Cinquante ans plus tard, l’on trouve une entreprise agricole landaise, employant 200 ETP et 160 « travailleurs saisonniers », qui produit 12 mois par an plus de 20.000 tonnes de carottes certifiées « bio » essentiellement écoulées dans la grande distribution. Mais que s’est-il passé ?
« L’ESPRIT DU CAPITALISME »
L’on peut revenir aux travaux de Boltanski et Chiapello1 pour comprendre ce qui est arrivé à « la bio ». Pour le dire simplement, constatant que le capitalisme est un système humainement absurde (les salariés vivent dans la subordination tandis que les capitalistes sont enchainés à l’accumulation sans fin), les deux sociologues soulignent que l’insertion dans ce processus nécessite dès lors des justifications. Or, pour établir un système justificatif, le capitalisme doit incorporer des valeurs qui lui sont extérieures.
C’est donc sous l’effet des critiques qui lui sont adressées que « l’esprit du capitalisme » – l’idéologie qui justifie l’engagement dans cette ineptie – se transforme au cours de son histoire. Dit autrement, la critique produit des idées dont certaines sont intégrées par le capitalisme au cours d’un processus de récupération. En somme, parce qu’elle l’oblige à se réorganiser afin d’y échapper, la critique contraint le capitalisme, mais ce dernier se sert de cette réorganisation pour récupérer la critique afin de construire un nouveau régime justificatif.
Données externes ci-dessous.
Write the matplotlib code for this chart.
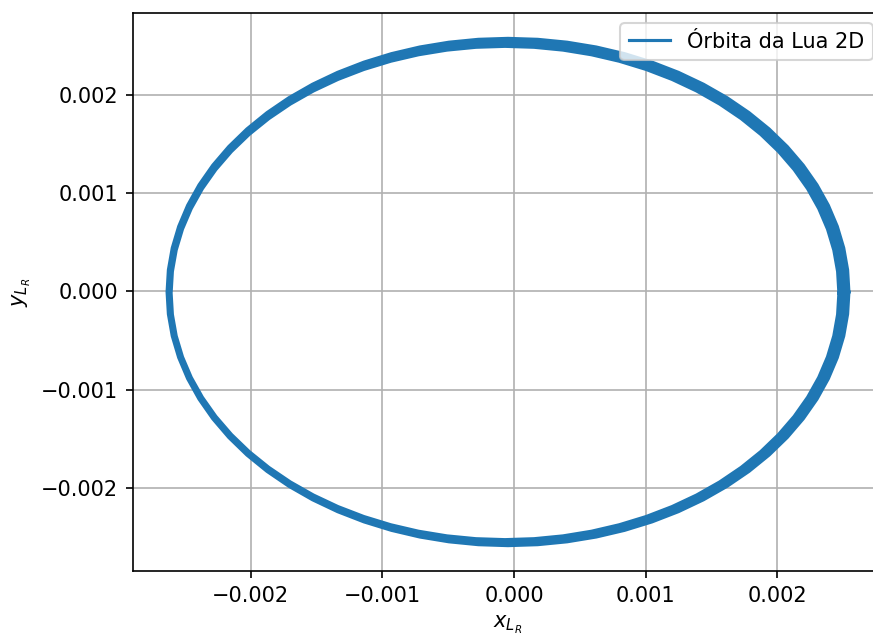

Par exemple, ève Chiapello explique : « certaines transformations subies par le capitalisme depuis Mai 1968 peuvent ainsi être analysées comme une habile intégration de la critique artiste et de ses demandes d’autonomie, de créativité, de relations interpersonnelles plus authentiques, etc. »2 Pour le dire vite, ce « Nouvel esprit du capitalisme » voit concrètement naitre la gestion des ressources humaines, la valorisation de l’autonomie et de l’initiative, etc. Bref : le « management ».
Voilà donc comment s’opère, à partir d’un travail de tri sélectif et de transformation idéologique, que les auteur·es nomment « l’endogénéisation », et donc le désarmement des critiques, et qu’émerge une nouvelle justification de la permanence du capitalisme.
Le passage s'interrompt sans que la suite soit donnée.